Buttigieg has addressed the limits of his race and gender identity in the past, telling Ebony magazine that “as a member of one minority community, it doesn’t mean that I personally understand the experience of others.”
“I have no idea what it is like personally, what it is like to be a transgender woman of color, but I know that I need to stand up for her, just as others have stood up for me,” he said, adding that Americans should “use our identity as a source of solidarity.”
But Buttigieg has also faced criticism for policies affecting people of color, including his advocacy for projects in South Bend that some feel gentrified the city. The mayor was recently taken to task for a 2015 speech on police brutality in which he said that “all lives matter.” (Buttigieg claims these comments were made before the phrase was weaponized against the Black Lives Matter movement.)

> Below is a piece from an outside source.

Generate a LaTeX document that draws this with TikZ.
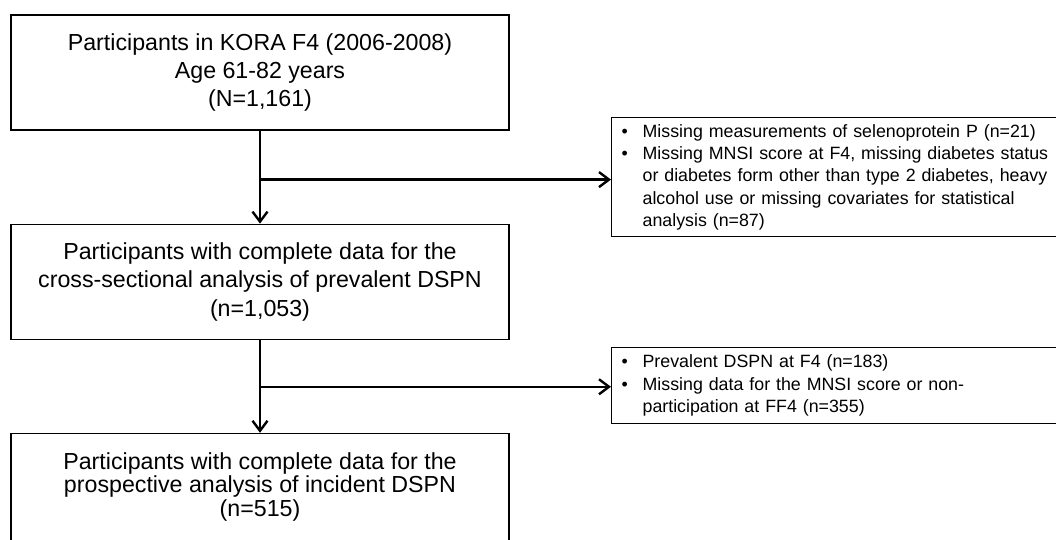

That history makes Buttigieg’s campaign even more fraught for queer women of color. Rooney Wynn, a black, queer woman from North Carolina, tweeted earlier this week that she “will not be excited about any white man,” calling candidates like Bernie Sanders, Beto O’Rourke, and Buttigieg “boring” and “basic.” But in an interview with The Daily Beast, Wynn explained the reality of her opinion was much more nuanced.
“I do like that he’s an openly gay man running for president,” she said. “But at the same time, I’m a black queer woman and sometimes it just gets a bit discouraging that the first person to open the way always has to be white.”
There are, of course, many queer women who support Buttigieg. Ellen DeGeneres—possibly the most well-known lesbian of her generation—hosted the mayor on her show and praised him on Twitter. (Rachel Maddow, a close runner-up for the most-visible-lesbian prize, also interviewed him on her prime-time program.) Annise Parker, president of the LGBTQ Victory Fund and an out former mayor, previously told The Daily Beast her organization was “excited about his candidacy—it’s clear that he’s ready for prime time.”
Even the women who spoke to The Daily Beast about their reservations said they were excited about having an openly LGBTQ person run for president.
“I’ve been around gay politics for a long time and of course it is gratifying to see a gay person being taken seriously for this election,” said Domi, a former board chair of LGBTQ rights organization GetEQUAL.
“But I do think there is going to be a split within the gay community. I think it is already happening.”
Buttigieg has promoted himself as a “change” candidate, similar to former President Barack Obama, not least because of his sexual orientation. He has repeatedly joked that he can’t think of anyone further from the current president than himself, and urged voters in his announcement speech to “walk… toward something totally different.” When USA Today asked him last month about whether being a “white cisgender male” automatically made him “part of the status quo,” Buttigieg responded: “If that’s the case, then that represents progress.”
But for many of the women who spoke to The Daily Beast, the fear seemed to be that the self-described “laid-back, intellectual, young, gay mayor from the Midwest” would still not be enough of a change.
“Yes, he would be the first gay president if he won and yes that’s amazing,” Wynn said. “But he is still a white man and he still is going to benefit from white privilege, he still is going to benefit from male privilege.”
“He is still in a lot of ways the same—not politically, not in sexual orientation—but in a lot of ways just more of the same,” she said.